### PROVIDED DATA
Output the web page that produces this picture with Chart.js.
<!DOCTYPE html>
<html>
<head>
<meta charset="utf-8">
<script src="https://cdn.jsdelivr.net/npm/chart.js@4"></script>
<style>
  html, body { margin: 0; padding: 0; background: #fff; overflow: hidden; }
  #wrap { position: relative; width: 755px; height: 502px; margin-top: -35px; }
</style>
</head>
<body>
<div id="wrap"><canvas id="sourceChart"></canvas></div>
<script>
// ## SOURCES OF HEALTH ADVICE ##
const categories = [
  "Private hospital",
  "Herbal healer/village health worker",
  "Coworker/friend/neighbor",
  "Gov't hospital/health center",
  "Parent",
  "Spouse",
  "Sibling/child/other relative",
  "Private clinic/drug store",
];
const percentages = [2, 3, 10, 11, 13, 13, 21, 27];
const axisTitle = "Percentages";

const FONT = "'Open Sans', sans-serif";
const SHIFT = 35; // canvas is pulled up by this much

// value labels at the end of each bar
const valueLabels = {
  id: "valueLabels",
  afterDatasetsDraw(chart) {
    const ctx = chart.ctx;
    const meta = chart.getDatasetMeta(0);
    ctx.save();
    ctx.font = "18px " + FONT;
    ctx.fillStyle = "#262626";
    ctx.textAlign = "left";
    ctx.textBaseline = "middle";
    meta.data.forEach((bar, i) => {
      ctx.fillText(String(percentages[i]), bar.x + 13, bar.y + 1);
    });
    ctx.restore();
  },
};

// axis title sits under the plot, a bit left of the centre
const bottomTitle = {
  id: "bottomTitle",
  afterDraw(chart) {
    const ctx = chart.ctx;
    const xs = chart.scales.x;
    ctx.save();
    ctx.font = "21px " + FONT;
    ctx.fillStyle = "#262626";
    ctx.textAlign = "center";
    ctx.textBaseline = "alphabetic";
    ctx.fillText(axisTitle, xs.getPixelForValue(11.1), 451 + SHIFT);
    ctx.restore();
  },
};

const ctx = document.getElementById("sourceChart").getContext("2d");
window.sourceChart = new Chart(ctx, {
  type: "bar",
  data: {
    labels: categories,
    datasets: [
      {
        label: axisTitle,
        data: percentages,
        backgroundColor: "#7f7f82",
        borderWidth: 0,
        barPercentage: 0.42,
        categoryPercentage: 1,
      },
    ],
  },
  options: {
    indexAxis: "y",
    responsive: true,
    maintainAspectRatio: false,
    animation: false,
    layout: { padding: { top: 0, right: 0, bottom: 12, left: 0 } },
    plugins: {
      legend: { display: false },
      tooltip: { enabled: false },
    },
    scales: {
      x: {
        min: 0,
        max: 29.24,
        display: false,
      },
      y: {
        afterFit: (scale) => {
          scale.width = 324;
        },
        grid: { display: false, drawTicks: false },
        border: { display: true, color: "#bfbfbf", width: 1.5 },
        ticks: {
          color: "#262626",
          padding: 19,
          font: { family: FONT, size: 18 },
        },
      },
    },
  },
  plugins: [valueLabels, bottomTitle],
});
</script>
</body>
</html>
* * *
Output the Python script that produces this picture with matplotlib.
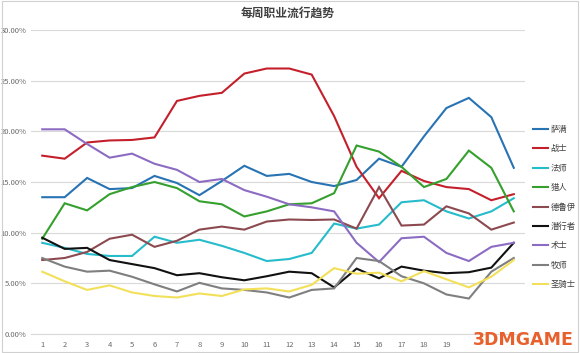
...
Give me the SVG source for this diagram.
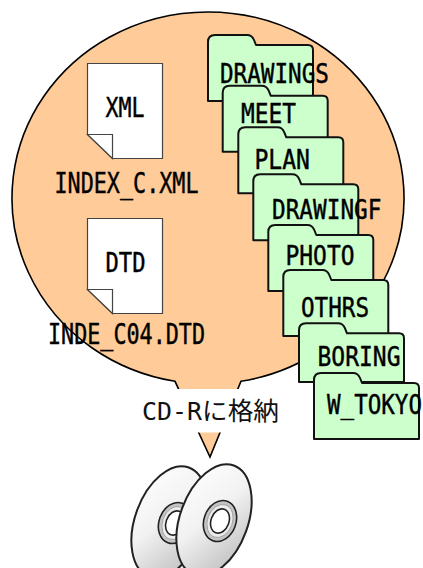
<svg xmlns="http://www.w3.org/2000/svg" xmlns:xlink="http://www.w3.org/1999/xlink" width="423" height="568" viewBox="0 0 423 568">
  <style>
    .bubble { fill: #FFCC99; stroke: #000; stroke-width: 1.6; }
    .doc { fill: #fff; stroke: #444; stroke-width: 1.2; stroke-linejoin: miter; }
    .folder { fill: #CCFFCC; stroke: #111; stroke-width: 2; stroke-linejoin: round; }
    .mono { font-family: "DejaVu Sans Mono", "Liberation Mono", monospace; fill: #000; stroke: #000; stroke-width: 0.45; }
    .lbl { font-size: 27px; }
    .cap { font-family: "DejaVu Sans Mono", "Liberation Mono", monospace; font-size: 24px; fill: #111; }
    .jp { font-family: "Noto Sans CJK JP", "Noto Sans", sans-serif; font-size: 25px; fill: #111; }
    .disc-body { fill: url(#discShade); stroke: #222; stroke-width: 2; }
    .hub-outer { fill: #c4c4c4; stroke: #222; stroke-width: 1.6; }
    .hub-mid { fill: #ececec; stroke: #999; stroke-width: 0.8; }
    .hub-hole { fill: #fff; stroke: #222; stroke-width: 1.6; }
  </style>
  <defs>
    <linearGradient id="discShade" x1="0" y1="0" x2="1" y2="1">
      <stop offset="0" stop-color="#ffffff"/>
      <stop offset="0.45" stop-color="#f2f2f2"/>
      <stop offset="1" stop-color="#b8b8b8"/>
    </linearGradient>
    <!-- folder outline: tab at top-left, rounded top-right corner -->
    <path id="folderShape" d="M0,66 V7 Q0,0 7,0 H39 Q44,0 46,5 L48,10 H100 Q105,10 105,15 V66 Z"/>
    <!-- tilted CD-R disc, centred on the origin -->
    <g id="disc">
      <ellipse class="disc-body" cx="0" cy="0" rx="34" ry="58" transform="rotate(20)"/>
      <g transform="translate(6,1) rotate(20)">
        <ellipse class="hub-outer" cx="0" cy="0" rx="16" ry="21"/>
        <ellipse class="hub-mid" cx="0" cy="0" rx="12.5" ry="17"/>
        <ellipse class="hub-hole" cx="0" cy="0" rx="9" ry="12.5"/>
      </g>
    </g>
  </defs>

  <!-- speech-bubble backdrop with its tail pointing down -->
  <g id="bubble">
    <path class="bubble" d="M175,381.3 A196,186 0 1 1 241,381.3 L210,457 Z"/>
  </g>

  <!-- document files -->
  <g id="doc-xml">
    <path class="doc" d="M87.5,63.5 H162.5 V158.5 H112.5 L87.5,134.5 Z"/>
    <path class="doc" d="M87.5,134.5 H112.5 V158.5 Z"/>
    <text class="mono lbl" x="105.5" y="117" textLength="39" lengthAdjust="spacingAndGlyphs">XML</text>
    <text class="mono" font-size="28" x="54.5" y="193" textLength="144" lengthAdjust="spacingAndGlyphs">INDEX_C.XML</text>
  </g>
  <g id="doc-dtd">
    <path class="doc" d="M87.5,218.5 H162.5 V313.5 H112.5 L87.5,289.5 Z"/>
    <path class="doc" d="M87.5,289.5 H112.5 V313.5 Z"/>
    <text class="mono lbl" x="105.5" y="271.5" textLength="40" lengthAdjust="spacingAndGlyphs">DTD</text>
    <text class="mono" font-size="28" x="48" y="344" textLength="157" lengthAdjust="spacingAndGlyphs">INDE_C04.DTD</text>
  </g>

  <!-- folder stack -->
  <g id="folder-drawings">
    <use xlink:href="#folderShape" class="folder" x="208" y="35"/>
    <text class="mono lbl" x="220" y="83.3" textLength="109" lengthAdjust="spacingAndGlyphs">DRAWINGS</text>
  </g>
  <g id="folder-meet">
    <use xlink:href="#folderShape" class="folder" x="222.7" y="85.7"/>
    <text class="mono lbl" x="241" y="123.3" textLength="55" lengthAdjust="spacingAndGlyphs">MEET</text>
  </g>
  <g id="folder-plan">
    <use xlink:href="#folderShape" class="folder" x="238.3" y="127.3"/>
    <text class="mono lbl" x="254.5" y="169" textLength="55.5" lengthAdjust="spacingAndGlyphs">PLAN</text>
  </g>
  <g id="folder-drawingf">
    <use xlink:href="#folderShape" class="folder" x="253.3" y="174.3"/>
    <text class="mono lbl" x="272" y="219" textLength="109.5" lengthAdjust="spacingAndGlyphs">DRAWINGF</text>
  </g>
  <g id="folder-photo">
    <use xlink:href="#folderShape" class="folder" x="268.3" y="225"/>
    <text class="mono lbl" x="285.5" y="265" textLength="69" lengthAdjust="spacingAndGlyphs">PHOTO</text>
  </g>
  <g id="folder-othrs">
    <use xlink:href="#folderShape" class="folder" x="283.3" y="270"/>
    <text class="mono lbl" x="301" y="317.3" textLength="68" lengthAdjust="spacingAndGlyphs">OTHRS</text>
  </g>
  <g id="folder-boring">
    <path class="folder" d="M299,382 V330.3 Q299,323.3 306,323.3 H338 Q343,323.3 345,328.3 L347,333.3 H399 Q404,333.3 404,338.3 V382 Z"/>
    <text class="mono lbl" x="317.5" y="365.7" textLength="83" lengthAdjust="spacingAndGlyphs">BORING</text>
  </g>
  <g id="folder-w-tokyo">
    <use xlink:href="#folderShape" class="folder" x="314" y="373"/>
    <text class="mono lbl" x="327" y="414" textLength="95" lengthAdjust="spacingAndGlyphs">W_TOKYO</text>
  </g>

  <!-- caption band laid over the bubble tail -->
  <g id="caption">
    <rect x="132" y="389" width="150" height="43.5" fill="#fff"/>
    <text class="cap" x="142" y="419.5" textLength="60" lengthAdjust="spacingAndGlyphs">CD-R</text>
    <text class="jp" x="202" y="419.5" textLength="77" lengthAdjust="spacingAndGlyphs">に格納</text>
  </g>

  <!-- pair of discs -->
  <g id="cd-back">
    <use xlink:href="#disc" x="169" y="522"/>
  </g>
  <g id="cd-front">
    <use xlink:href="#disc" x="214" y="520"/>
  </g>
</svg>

### WHAT THE TASK ASKS
Show, from the material above, each line that includes the string "with".

### RIGHT ANSWER
Output the web page that produces this picture with Chart.js.
Output the Python script that produces this picture with matplotlib.
  <!-- speech-bubble backdrop with its tail pointing down -->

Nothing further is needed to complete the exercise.